**Task brief**
Reproduce nothing but the lines from the start of the material through the line that includes "80, 90, 100];", both ends included, and omit every picture.

**Given information**
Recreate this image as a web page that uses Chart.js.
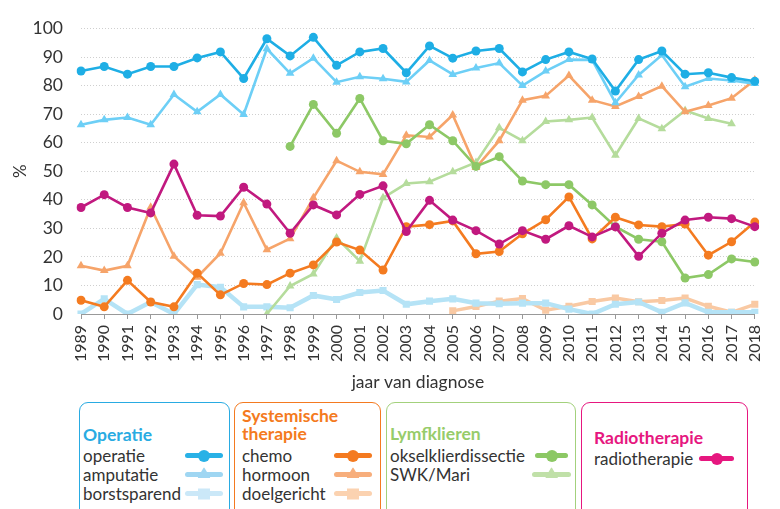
<!DOCTYPE html>
<html>
<head>
<meta charset="utf-8">
<script src="https://cdn.jsdelivr.net/npm/chart.js@4"></script>
<style>
  body { margin: 0; background: #fff; font-family: Lato, "Noto Sans", sans-serif; }
  #wrap { position: relative; width: 780px; height: 509px; overflow: hidden; }
  #chartCanvas { position: absolute; left: 0; top: 0; }
  .box { position: absolute; top: 402px; height: 130px; border: 1.3px solid; border-radius: 9px; box-sizing: border-box; }
  .ttl { position: absolute; font-weight: bold; font-size: 17.5px; line-height: 18px; }
  .item { position: absolute; font-size: 17px; color: #333; line-height: 19px; white-space: nowrap; }
  .sw { position: absolute; height: 5px; border-radius: 3px; }
  .sw .mk { position: absolute; left: 50%; top: 50%; transform: translate(-50%, -50%); }
  .mk.circle { width: 12px; height: 12px; border-radius: 50%; }
  .mk.tri { width: 13px; height: 11px; clip-path: polygon(50% 0, 100% 100%, 0 100%); margin-top: -2px; }
  .mk.sq { width: 12px; height: 11px; }
</style>
</head>
<body>
<div id="wrap">
  <canvas id="chartCanvas" width="780" height="400"></canvas>

  <div class="box" style="left:79px;width:151px;border-color:#29abe2"></div>
  <div class="box" style="left:234px;width:147px;border-color:#f47a20"></div>
  <div class="box" style="left:386px;width:190px;border-color:#a3d17c"></div>
  <div class="box" style="left:581px;width:167px;border-color:#e6177f"></div>
  <div id="legend"></div>
</div>

<script>
// jaren
const years = ['1989','1990','1991','1992','1993','1994','1995','1996','1997','1998','1999','2000','2001','2002','2003','2004','2005','2006','2007','2008','2009','2010','2011','2012','2013','2014','2015','2016','2017','2018'];
const yTicks = [0, 10, 20, 30, 40, 50, 60, 70, 80, 90, 100];

// Operatie
const operatie = [85.1, 86.7, 84.0, 86.7, 86.7, 89.7, 91.8, 82.5, 96.4, 90.4, 96.9, 87.1, 91.8, 93.0, 84.5, 93.9, 89.6, 92.1, 93.0, 84.8, 89.1, 91.8, 89.3, 78.1, 89.1, 92.1, 84.0, 84.5, 82.8, 81.5];
const amputatie = [66.3, 68.0, 68.8, 66.3, 76.9, 70.8, 76.9, 69.9, 92.9, 84.3, 89.6, 81.2, 83.1, 82.4, 81.3, 88.8, 83.9, 86.2, 87.9, 80.0, 85.1, 89.1, 89.0, 74.0, 83.7, 90.7, 79.6, 82.5, 81.8, 80.7];
const borstsparend = [0, 5.3, 0, 4.2, 0, 10.3, 9.4, 2.5, 2.5, 2.2, 6.5, 5.1, 7.5, 8.2, 3.4, 4.5, 5.3, 3.8, 3.6, 3.8, 3.8, 1.7, 0, 3.4, 4.2, 0.6, 3.9, 0.6, 0.6, 0.6];

// Systemische therapie
const chemo = [4.8, 2.5, 11.8, 4.2, 2.5, 14.3, 6.7, 10.7, 10.3, 14.3, 17.2, 25.2, 22.4, 15.4, 30.6, 31.3, 32.6, 21.1, 21.9, 28.1, 33.0, 41.0, 26.3, 33.9, 31.2, 30.6, 31.5, 20.6, 25.3, 32.2];
const hormoon = [16.9, 15.2, 16.9, 37.4, 20.2, 12.9, 21.3, 39.0, 22.5, 26.4, 40.7, 53.7, 49.8, 48.9, 62.6, 62.0, 69.7, 51.3, 60.7, 74.9, 76.4, 83.5, 74.9, 72.7, 76.2, 79.8, 70.8, 73.0, 75.6, 82.0];
const doelgericht = [null, null, null, null, null, null, null, null, null, null, null, null, null, null, null, null, 1.1, 2.6, 4.5, 5.4, 1.3, 2.7, 4.4, 5.6, 4.3, 4.7, 5.6, 2.7, 0.6, 3.4];

// Lymfklieren
const okselklier = [null, null, null, null, null, null, null, null, null, 58.7, 73.4, 63.3, 75.5, 60.7, 59.6, 66.3, 60.7, 51.7, 55.1, 46.6, 45.3, 45.3, 38.2, 30.6, 26.2, 25.3, 12.6, 13.8, 19.3, 18.2];
const swkMari = [null, null, null, null, null, null, null, null, 0, 9.8, 14.0, 26.6, 18.5, 40.7, 45.7, 46.3, 49.8, 53.1, 65.2, 60.7, 67.4, 68.0, 68.8, 55.6, 68.5, 64.9, 71.3, 68.5, 66.6, null];

// Radiotherapie
const radiotherapie = [37.3, 41.8, 37.3, 35.4, 52.5, 34.6, 34.3, 44.4, 38.5, 28.3, 38.2, 34.7, 41.9, 44.9, 28.9, 39.8, 32.9, 29.2, 24.5, 29.2, 26.2, 30.9, 27.0, 30.5, 20.2, 28.3, 32.9, 33.9, 33.4, 30.6];

function ds(label, data, color, style, width, radius) {
  return {
    label: label,
    data: data,
    borderColor: color,
    backgroundColor: color,
    borderWidth: width,
    pointStyle: style,
    pointRadius: radius,
    pointBorderWidth: 0,
    tension: 0,
    spanGaps: false
  };
}

const ctx = document.getElementById('chartCanvas').getContext('2d');

new Chart(ctx, {
  type: 'line',
  data: {
    labels: years,
    datasets: [
      ds('operatie', operatie, '#1eaee5', 'circle', 2.6, 4.5),
      ds('radiotherapie', radiotherapie, '#c1197f', 'circle', 2.6, 4.5),
      ds('chemo', chemo, '#f47b20', 'circle', 2.6, 4.5),
      ds('okselklierdissectie', okselklier, '#8dc866', 'circle', 2.6, 4.5),
      ds('amputatie', amputatie, '#6dcff6', 'triangle', 2.6, 5),
      ds('hormoon', hormoon, '#f6a46a', 'triangle', 2.6, 5),
      ds('SWK/Mari', swkMari, '#b5dc9c', 'triangle', 2.6, 5),
      ds('borstsparend', borstsparend, '#b5e3f6', 'rect', 4.5, 5),
      ds('doelgericht', doelgericht, '#f9c9a3', 'rect', 3.5, 5)
    ]
  },
  options: {
    responsive: false,
    animation: false,
    layout: { padding: { top: 17, right: 15, bottom: 3, left: 0 } },
    plugins: { legend: { display: false }, tooltip: { enabled: false } },
    scales: {
      x: {
        offset: false,
        grid: { drawOnChartArea: false, drawTicks: true, tickLength: 5, color: '#999' },
        border: { display: true, color: '#999' },
        ticks: { maxRotation: 90, minRotation: 90, padding: 6, color: '#333', font: { family: 'Lato', size: 16 } },
        title: { display: true, text: 'jaar van diagnose', color: '#333', padding: 4, font: { family: 'Lato', size: 17.5 } },
        afterFit: (scale) => { scale.height = 83; }
      },
      y: {
        min: 0,
        max: 100,
        afterBuildTicks: (scale) => { scale.ticks = yTicks.map(v => ({ value: v })); },
        grid: { drawTicks: false, color: '#cfcfcf', lineWidth: 1 },
        border: { display: false, dash: [1, 2] },
        ticks: { padding: 18, color: '#333', font: { family: 'Lato', size: 17.5 } },
        title: { display: true, text: '%', color: '#333', padding: { top: 10, bottom: 0 }, font: { family: 'Lato', size: 17 } },
        afterFit: (scale) => { scale.width = 81; }
      }
    }
  }
});

// legenda
const legendItems = [
  { type: 'ttl', text: 'Operatie', x: 83, y: 426, color: '#29abe2' },
  { type: 'item', text: 'operatie', x: 83, y: 446, color: '#29b1e6', mk: 'circle', sx: 185, sw: 38 },
  { type: 'item', text: 'amputatie', x: 83, y: 465, color: '#9fd6f2', mk: 'tri', sx: 185, sw: 38 },
  { type: 'item', text: 'borstsparend', x: 83, y: 484, color: '#cbe8f8', mk: 'sq', sx: 185, sw: 38 },

  { type: 'ttl', text: 'Systemische', x: 242, y: 407, color: '#f47a20' },
  { type: 'ttl', text: 'therapie', x: 242, y: 425, color: '#f47a20' },
  { type: 'item', text: 'chemo', x: 242, y: 446, color: '#f47a20', mk: 'circle', sx: 334, sw: 38 },
  { type: 'item', text: 'hormoon', x: 242, y: 465, color: '#f7ae7c', mk: 'tri', sx: 334, sw: 38 },
  { type: 'item', text: 'doelgericht', x: 242, y: 484, color: '#fbd2b0', mk: 'sq', sx: 334, sw: 38 },

  { type: 'ttl', text: 'Lymfklieren', x: 390, y: 425, color: '#97cc6a' },
  { type: 'item', text: 'okselklierdissectie', x: 390, y: 446, color: '#8cc864', mk: 'circle', sx: 535, sw: 33 },
  { type: 'item', text: 'SWK/Mari', x: 390, y: 465, color: '#c0e0a8', mk: 'tri', sx: 532, sw: 39 },

  { type: 'ttl', text: 'Radiotherapie', x: 594, y: 429, color: '#e6177f' },
  { type: 'item', text: 'radiotherapie', x: 594, y: 449, color: '#e6177f', mk: 'circle', sx: 699, sw: 35 }
];

const legend = document.getElementById('legend');
legendItems.forEach(it => {
  const el = document.createElement('div');
  el.className = it.type;
  el.textContent = it.text;
  el.style.left = it.x + 'px';
  el.style.top = it.y + 'px';
  if (it.type === 'ttl') el.style.color = it.color;
  legend.appendChild(el);

  if (it.mk) {
    const sw = document.createElement('div');
    sw.className = 'sw';
    sw.style.left = it.sx + 'px';
    sw.style.width = it.sw + 'px';
    sw.style.top = (it.y + 7) + 'px';
    sw.style.background = it.color;
    const mk = document.createElement('div');
    mk.className = 'mk ' + it.mk;
    mk.style.background = it.color;
    sw.appendChild(mk);
    legend.appendChild(sw);
  }
});
</script>
</body>
</html>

**Reply**
Recreate this image as a web page that uses Chart.js.
<!DOCTYPE html>
<html>
<head>
<meta charset="utf-8">
<script src="https://cdn.jsdelivr.net/npm/chart.js@4"></script>
<style>
  body { margin: 0; background: #fff; font-family: Lato, "Noto Sans", sans-serif; }
  #wrap { position: relative; width: 780px; height: 509px; overflow: hidden; }
  #chartCanvas { position: absolute; left: 0; top: 0; }
  .box { position: absolute; top: 402px; height: 130px; border: 1.3px solid; border-radius: 9px; box-sizing: border-box; }
  .ttl { position: absolute; font-weight: bold; font-size: 17.5px; line-height: 18px; }
  .item { position: absolute; font-size: 17px; color: #333; line-height: 19px; white-space: nowrap; }
  .sw { position: absolute; height: 5px; border-radius: 3px; }
  .sw .mk { position: absolute; left: 50%; top: 50%; transform: translate(-50%, -50%); }
  .mk.circle { width: 12px; height: 12px; border-radius: 50%; }
  .mk.tri { width: 13px; height: 11px; clip-path: polygon(50% 0, 100% 100%, 0 100%); margin-top: -2px; }
  .mk.sq { width: 12px; height: 11px; }
</style>
</head>
<body>
<div id="wrap">
  <canvas id="chartCanvas" width="780" height="400"></canvas>

  <div class="box" style="left:79px;width:151px;border-color:#29abe2"></div>
  <div class="box" style="left:234px;width:147px;border-color:#f47a20"></div>
  <div class="box" style="left:386px;width:190px;border-color:#a3d17c"></div>
  <div class="box" style="left:581px;width:167px;border-color:#e6177f"></div>
  <div id="legend"></div>
</div>

<script>
// jaren
const years = ['1989','1990','1991','1992','1993','1994','1995','1996','1997','1998','1999','2000','2001','2002','2003','2004','2005','2006','2007','2008','2009','2010','2011','2012','2013','2014','2015','2016','2017','2018'];
const yTicks = [0, 10, 20, 30, 40, 50, 60, 70, 80, 90, 100];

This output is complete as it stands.